Your task is to give the listing below back word for word, pictures excluded.

++++

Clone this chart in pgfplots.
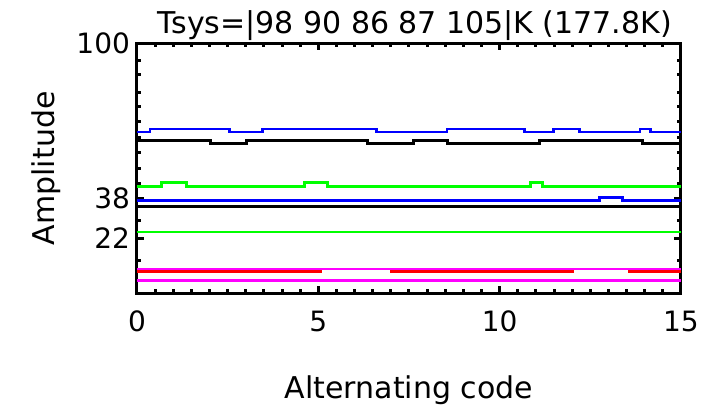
\documentclass[border=0pt]{standalone}
\usepackage{fontspec}
\setmainfont{DejaVu Sans}
\usepackage{pgfplots}
\pgfplotsset{compat=1.18}
\definecolor{cblue}{RGB}{0,0,255}
\definecolor{cgreen}{RGB}{0,255,0}
\definecolor{cmag}{RGB}{255,0,255}
\definecolor{cred}{RGB}{255,0,0}
\begin{document}
\begin{tikzpicture}
\begin{axis}[
  scale only axis, width=272pt, height=125pt,
  xmin=0, xmax=15, ymin=0, ymax=100,
  xtick={0,5,10,15}, minor x tick num=9,
  ytick={22,38,100},
  minor ytick={13.3,29.3,44.1,50.1,56.5,62.5,68.9,74.9,80.5,87.7,93.3},
  major tick length=3.5pt, minor tick length=2pt,
  every tick/.style={black, line width=1.5pt},
  axis line style={line width=1.5pt},
  /pgf/number format/assume math mode=true,
  tick label style={font=\fontsize{14}{16}\selectfont},
  xticklabel style={yshift=-5.3pt},
  label style={font=\fontsize{15}{18}\selectfont},
  xlabel={Alternating code}, ylabel={Amplitude},
  xlabel style={at={(axis description cs:0.5,-0.42)}, anchor=base},
  ylabel style={at={(axis description cs:-0.152,0.5)}, anchor=base},
  every axis title shift=0pt,
  title={Tsys=|98 90 86 87 105|K (177.8K)},
  title style={font=\fontsize{15}{18}\selectfont, at={(axis description cs:0.5,1)}, anchor=base, yshift=5pt, xshift=3pt},
  const plot,
  every axis plot/.append style={line cap=butt, line join=miter},
]
% upper black
\addplot[black, line width=1.5pt] coordinates {(0,61.2)(2.02,60.0)(3.03,61.2)(6.35,60.0)(7.62,61.2)(8.56,60.0)(11.09,61.2)(13.94,60.0)(15,60.0)};
% upper blue
\addplot[cblue, line width=1.4pt] coordinates {(0,64.52)(0.36,65.72)(2.55,64.52)(3.45,65.72)(6.60,64.52)(8.55,65.72)(10.69,64.52)(11.48,65.72)(12.21,64.52)(13.87,65.72)(14.17,64.52)(15,64.52)};
% upper green
\addplot[cgreen, line width=1.5pt] coordinates {(0,42.92)(0.68,44.24)(1.37,42.92)(4.61,44.24)(5.24,42.92)(10.86,44.24)(11.18,42.92)(15,42.92)};
% lower black
\addplot[black, line width=1.4pt] coordinates {(0,34.8)(15,34.8)};
% lower blue
\addplot[cblue, line width=1.5pt] coordinates {(0,37.32)(12.76,38.4)(13.39,37.32)(15,37.32)};
% lower green
\addplot[cgreen, line width=1pt] coordinates {(0,24.64)(15,24.64)};
% magenta
\addplot[cmag, line width=1pt] coordinates {(0,9.72)(15,9.72)};
\addplot[cmag, line width=1.3pt] coordinates {(0,5.2)(15,5.2)};
% red segments
\addplot[cred, line width=1.5pt] coordinates {(0,8.8)(5.10,8.8)};
\addplot[cred, line width=1.5pt] coordinates {(6.99,8.8)(12.04,8.8)};
\addplot[cred, line width=1.5pt] coordinates {(13.54,8.8)(15,8.8)};
\end{axis}
\pgfresetboundingbox
\useasboundingbox (-68.5pt,-57.85pt) rectangle (286pt,146.65pt);
\end{tikzpicture}
\end{document}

++++

EXERCISE RESULT.
Clone this chart in pgfplots.
\documentclass[border=0pt]{standalone}
\usepackage{fontspec}
\setmainfont{DejaVu Sans}
\usepackage{pgfplots}
\pgfplotsset{compat=1.18}
\definecolor{cblue}{RGB}{0,0,255}
\definecolor{cgreen}{RGB}{0,255,0}
\definecolor{cmag}{RGB}{255,0,255}
\definecolor{cred}{RGB}{255,0,0}
\begin{document}
\begin{tikzpicture}
\begin{axis}[
  scale only axis, width=272pt, height=125pt,
  xmin=0, xmax=15, ymin=0, ymax=100,
  xtick={0,5,10,15}, minor x tick num=9,
  ytick={22,38,100},
  minor ytick={13.3,29.3,44.1,50.1,56.5,62.5,68.9,74.9,80.5,87.7,93.3},
  major tick length=3.5pt, minor tick length=2pt,
  every tick/.style={black, line width=1.5pt},
  axis line style={line width=1.5pt},
  /pgf/number format/assume math mode=true,
  tick label style={font=\fontsize{14}{16}\selectfont},
  xticklabel style={yshift=-5.3pt},
  label style={font=\fontsize{15}{18}\selectfont},
  xlabel={Alternating code}, ylabel={Amplitude},
  xlabel style={at={(axis description cs:0.5,-0.42)}, anchor=base},
  ylabel style={at={(axis description cs:-0.152,0.5)}, anchor=base},
  every axis title shift=0pt,
  title={Tsys=|98 90 86 87 105|K (177.8K)},
  title style={font=\fontsize{15}{18}\selectfont, at={(axis description cs:0.5,1)}, anchor=base, yshift=5pt, xshift=3pt},
  const plot,
  every axis plot/.append style={line cap=butt, line join=miter},
]
% upper black
\addplot[black, line width=1.5pt] coordinates {(0,61.2)(2.02,60.0)(3.03,61.2)(6.35,60.0)(7.62,61.2)(8.56,60.0)(11.09,61.2)(13.94,60.0)(15,60.0)};
% upper blue
\addplot[cblue, line width=1.4pt] coordinates {(0,64.52)(0.36,65.72)(2.55,64.52)(3.45,65.72)(6.60,64.52)(8.55,65.72)(10.69,64.52)(11.48,65.72)(12.21,64.52)(13.87,65.72)(14.17,64.52)(15,64.52)};
% upper green
\addplot[cgreen, line width=1.5pt] coordinates {(0,42.92)(0.68,44.24)(1.37,42.92)(4.61,44.24)(5.24,42.92)(10.86,44.24)(11.18,42.92)(15,42.92)};
% lower black
\addplot[black, line width=1.4pt] coordinates {(0,34.8)(15,34.8)};
% lower blue
\addplot[cblue, line width=1.5pt] coordinates {(0,37.32)(12.76,38.4)(13.39,37.32)(15,37.32)};
% lower green
\addplot[cgreen, line width=1pt] coordinates {(0,24.64)(15,24.64)};
% magenta
\addplot[cmag, line width=1pt] coordinates {(0,9.72)(15,9.72)};
\addplot[cmag, line width=1.3pt] coordinates {(0,5.2)(15,5.2)};
% red segments
\addplot[cred, line width=1.5pt] coordinates {(0,8.8)(5.10,8.8)};
\addplot[cred, line width=1.5pt] coordinates {(6.99,8.8)(12.04,8.8)};
\addplot[cred, line width=1.5pt] coordinates {(13.54,8.8)(15,8.8)};
\end{axis}
\pgfresetboundingbox
\useasboundingbox (-68.5pt,-57.85pt) rectangle (286pt,146.65pt);
\end{tikzpicture}
\end{document}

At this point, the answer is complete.